È qualcosa che ci porta dentro l’antropologia della pena e della tortura.
Ogni difesa acritica del loro comportamento è inammissibile in uno Stato costituzionale di diritto. Ogni sottovalutazione o tentativo di circoscriverne la portata non aiuta a riportare il sistema penitenziario nell’arco della legalità. In quel video non abbiamo visto mele marce al lavoro. Erano troppo numerosi i responsabili delle violenze e non si intravedevano mele sane che provavano a riportare i colleghi alla ragionevolezza.

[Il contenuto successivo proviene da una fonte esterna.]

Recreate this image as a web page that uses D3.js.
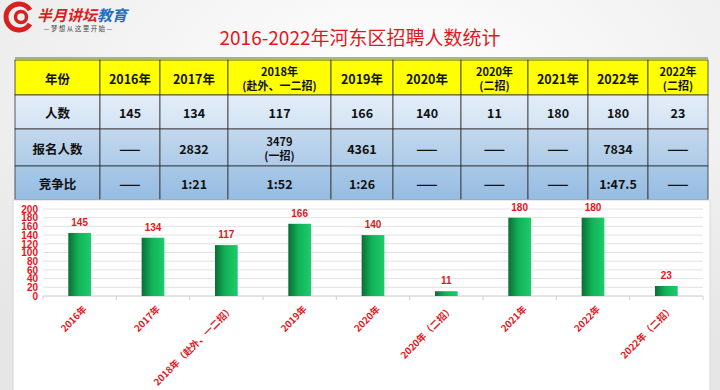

Questo non significa che le mele sane non vi siano. Sono fortunatamente tante, lavorano in silenzio, non vomitano odio sui social, non si fanno condizionare da chi inneggia alle forze di polizia russe o brasiliane, non fanno carriera quanto meriterebbero. La quantità di poliziotti coinvolti ci porta però dentro valutazioni di tipo sistemico.
Dunque, in attesa del processo penale, proviamo a definire alcune vie di uscita da questo meccanismo di auto-esaltazione. In primo luogo vorremmo che le più alte cariche dello Stato dicano un no secco e senza eccezioni alla tortura e alla violenza istituzionale, preannunciando non solo un’indagine rapida amministrativa interna che porti a sanzioni disciplinari ma anche la volontà di costituirsi parte civile nel futuro procedimento penale. I provvedimenti del Dap di sospensione degli agenti coinvolti vanno in questa direzione. Così come le parole inequivoche della ministra della Giustizia Marta Cartabia che ha parlato di «tradimento della Costituzione» nonché «di oltraggio alla dignità della persona dei detenuti».

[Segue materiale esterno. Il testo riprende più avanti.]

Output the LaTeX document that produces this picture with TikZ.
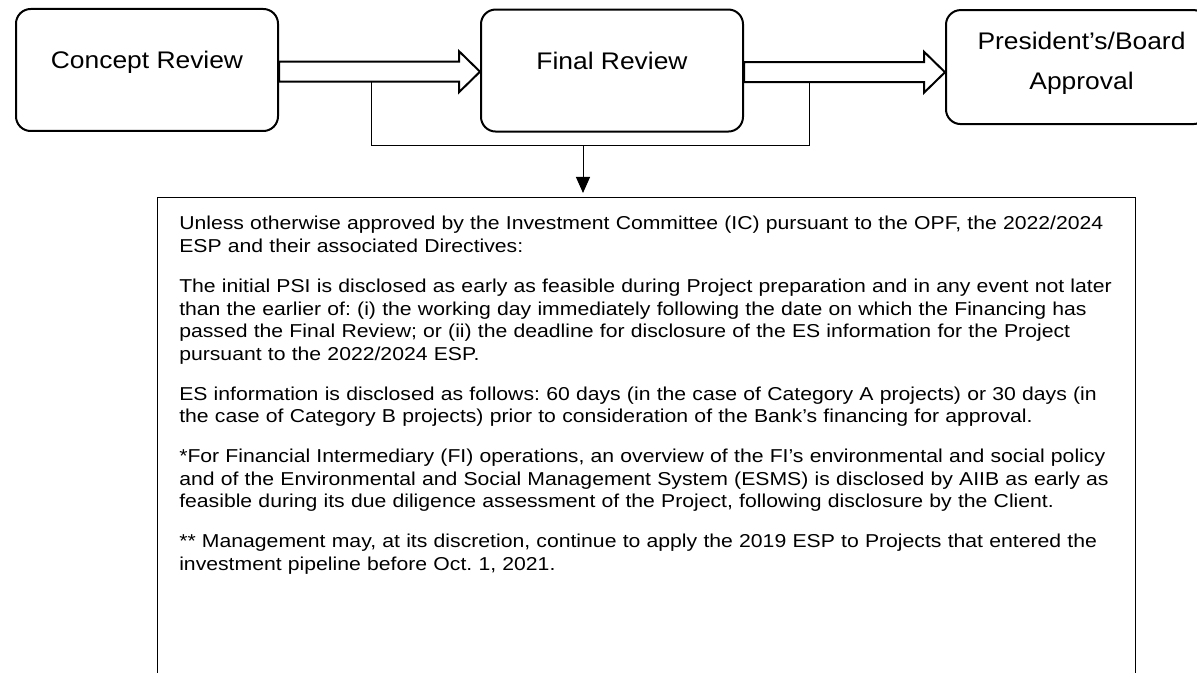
\documentclass[tikz,border=0pt]{standalone}
\usepackage{fontspec}
\setmainfont{Liberation Sans}
\newfontfamily\stagefont[FakeStretch=1.1]{Liberation Sans}
\newfontfamily\notefont[FakeStretch=1.135]{Liberation Sans}
\usetikzlibrary{positioning,calc,arrows.meta}
\frenchspacing

% hollow block arrow from one box side to the next
\newcommand\hollowarrow[2]{%
  \coordinate (from) at ($(#1)+(0,1.7)$);
  \coordinate (to) at (from -| #2);
  \draw[blockline] ($(from)+(0,-10)$) -- ($(to)+(-21,-10)$)
    -- ($(to)+(-21,-20.5)$) -- (to) -- ($(to)+(-21,20.5)$)
    -- ($(to)+(-21,10)$) -- ($(from)+(0,10)$) -- cycle;}

\begin{document}
\begin{tikzpicture}[x=0.75pt, y=-0.75pt, node distance=150.75pt,
    stage/.style={draw, line width=1.5pt, rounded corners=11pt,
      minimum width=196.5pt, minimum height=91.5pt, inner sep=0pt},
    stagetext/.style={font=\stagefont\fontsize{18}{30}\selectfont, inner sep=0pt},
    blockline/.style={line width=1.5pt, line join=miter},
    thinline/.style={line width=0.75pt},
    downarrow/.style={thinline, -{Triangle[length=12pt, width=10.5pt]}, shorten >=3pt},
    notebox/.style={draw, line width=0.75pt, minimum width=733.9pt,
      minimum height=390pt, inner sep=0pt},
    notetext/.style={font=\notefont\fontsize{14}{16.9}\selectfont, text width=730pt,
      align=left, inner sep=0pt}]
  \useasboundingbox (0,0) rectangle (1197,673);
  \clip (0,0) rectangle (1197,673);

  % process stages
  \node[stage] (concept) at (147,70) {};
  \node[stage] (final) [right=of concept, yshift=-0.4pt] {};
  \node[stage, minimum height=85.5pt] (board) [right=of final, yshift=2.6pt] {};

  \node[stagetext, anchor=base] (conceptlbl) at ([yshift=1.2pt]concept.center) {Concept Review};
  \node[stagetext, anchor=base] (finallbl) at ([yshift=1pt]final.center) {Final Review};
  \node[stagetext, anchor=base, text width=200pt, align=center] (boardlbl)
    at ([xshift=3.4pt, yshift=12.8pt]board.center) {President’s/Board\\Approval};

  \hollowarrow{concept.east}{final.west}
  \hollowarrow{final.east}{board.west}

  % disclosure notes
  \node[notebox, anchor=north west] (notes) at (156.5,197) {};
  \node[notetext, anchor=base west] (notestxt) at (179,230) {%
    Unless otherwise approved by the Investment Committee (IC) pursuant to the OPF, the 2022/2024\\
    ESP and their associated Directives:\\[13.1pt]
    The initial PSI is disclosed as early as feasible during Project preparation and in any event not later\\
    than the earlier of: (i) the working day immediately following the date on which the Financing has\\
    passed the Final Review; or (ii) the deadline for disclosure of the ES information for the Project\\
    pursuant to the 2022/2024 ESP.\\[13.1pt]
    ES information is disclosed as follows: 60 days (in the case of Category A projects) or 30 days (in\\
    the case of Category B projects) prior to consideration of the Bank’s financing for approval.\\[13.1pt]
    *For Financial Intermediary (FI) operations, an overview of the FI’s environmental and social policy\\
    and of the Environmental and Social Management System (ESMS) is disclosed by AIIB as early as\\
    feasible during its due diligence assessment of the Project, following disclosure by the Client.\\[13.1pt]
    ** Management may, at its discretion, continue to apply the 2019 ESP to Projects that entered the\\
    investment pipeline before Oct. 1, 2021.};

  % bracket joining both arrows
  \coordinate (forkleft) at ($(concept.east)+(92,11.7)$);
  \coordinate (forkright) at ($(final.east)+(65,11.7)$);
  \coordinate (fork) at (583,146);
  \draw[thinline] (forkleft) -- (forkleft |- fork) -- (forkright |- fork) -- (forkright);
  \draw[downarrow] (fork) -- (fork |- notes.north);
\end{tikzpicture}
\end{document}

In secondo luogo vorremmo che l’organizzazione penitenziaria rimetta al centro figure professionali quali educatori, assistenti sociali, animatori, mediatori, psicologi e che si riapra dappertutto il carcere alla società esterna. C’è chi per motivi economici avrebbe voluto cooptare gli educatori nel corpo di Polizia. Un errore di visione che avrebbe cambiato la fisionomia del carcere, a scapito della trasparenza e delle finalità costituzionali. Ogni occhio che arriva da fuori le mura è una forma di prevenzione dalla tentazione di maltrattamenti. Il direttore di carcere deve essere inequivocabilmente messo al vertice della gerarchia interna, senza cedere alle pressioni corporative delle organizzazioni sindacali autonome di Polizia penitenziaria. I sindacati confederali devono essere un’avanguardia democratica e mai cedere alla competizione securitaria con quelli che chiedono più taser per tutti. È necessario che si adottino linee guida nazionali su come gestire situazioni di rischio, affidandosi anche a una formazione interdisciplinare e interprofessionale.

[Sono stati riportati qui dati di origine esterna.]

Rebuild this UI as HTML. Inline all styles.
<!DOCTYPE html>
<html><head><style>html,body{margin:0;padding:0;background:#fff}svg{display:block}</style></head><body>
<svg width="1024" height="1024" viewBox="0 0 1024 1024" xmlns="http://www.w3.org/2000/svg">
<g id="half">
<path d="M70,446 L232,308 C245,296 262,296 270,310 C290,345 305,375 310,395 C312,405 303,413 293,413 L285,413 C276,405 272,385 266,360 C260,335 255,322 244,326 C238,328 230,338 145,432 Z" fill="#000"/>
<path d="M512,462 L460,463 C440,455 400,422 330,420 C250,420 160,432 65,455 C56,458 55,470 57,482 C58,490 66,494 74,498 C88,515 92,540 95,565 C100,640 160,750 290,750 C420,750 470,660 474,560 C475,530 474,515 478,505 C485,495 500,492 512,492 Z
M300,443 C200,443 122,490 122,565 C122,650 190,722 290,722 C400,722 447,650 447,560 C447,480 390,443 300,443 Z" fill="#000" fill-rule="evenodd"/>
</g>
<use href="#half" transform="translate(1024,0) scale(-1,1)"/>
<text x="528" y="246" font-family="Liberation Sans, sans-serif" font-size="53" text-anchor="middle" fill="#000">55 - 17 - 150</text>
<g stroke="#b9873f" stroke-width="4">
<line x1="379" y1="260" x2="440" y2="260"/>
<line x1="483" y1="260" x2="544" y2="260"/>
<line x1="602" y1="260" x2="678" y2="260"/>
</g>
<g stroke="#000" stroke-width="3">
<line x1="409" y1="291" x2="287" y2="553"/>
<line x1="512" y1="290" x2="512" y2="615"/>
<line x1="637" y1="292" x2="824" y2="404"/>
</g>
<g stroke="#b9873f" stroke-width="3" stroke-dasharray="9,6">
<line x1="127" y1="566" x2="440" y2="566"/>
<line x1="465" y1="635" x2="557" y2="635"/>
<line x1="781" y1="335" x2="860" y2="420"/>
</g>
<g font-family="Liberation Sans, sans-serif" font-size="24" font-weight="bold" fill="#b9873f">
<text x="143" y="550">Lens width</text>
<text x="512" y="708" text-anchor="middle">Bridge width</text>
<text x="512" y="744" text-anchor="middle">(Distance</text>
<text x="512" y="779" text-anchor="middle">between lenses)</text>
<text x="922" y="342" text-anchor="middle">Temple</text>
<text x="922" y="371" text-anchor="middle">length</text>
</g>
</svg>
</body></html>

La video-sorveglianza deve coprire tutte le aree del carcere, anche quelle oscure, come le scale o le sezioni di isolamento. I medici non devono mai sentirsi costretti dentro rapporti di tipo gerarchico con chi ha funzioni di controllo. Devono essere messi nelle condizioni di visitare in libertà e riservatezza le persone che hanno subito violenza. Infine vorremmo che vi fosse una visione costituzionale e condivisa della pena. La Costituzione non va tollerata, elusa, ridicolizzata. La Costituzione va rispettata, applicata. Sarebbe un gran bel segnale se all’indomani dell’inchiesta di Santa Maria Capua Vetere fosse adottato un nuovo regolamento di vita penitenziaria (il precedente è del 2000) ispirato ai principi di responsabilità, integrazione, normalità e rispetto della dignità umana.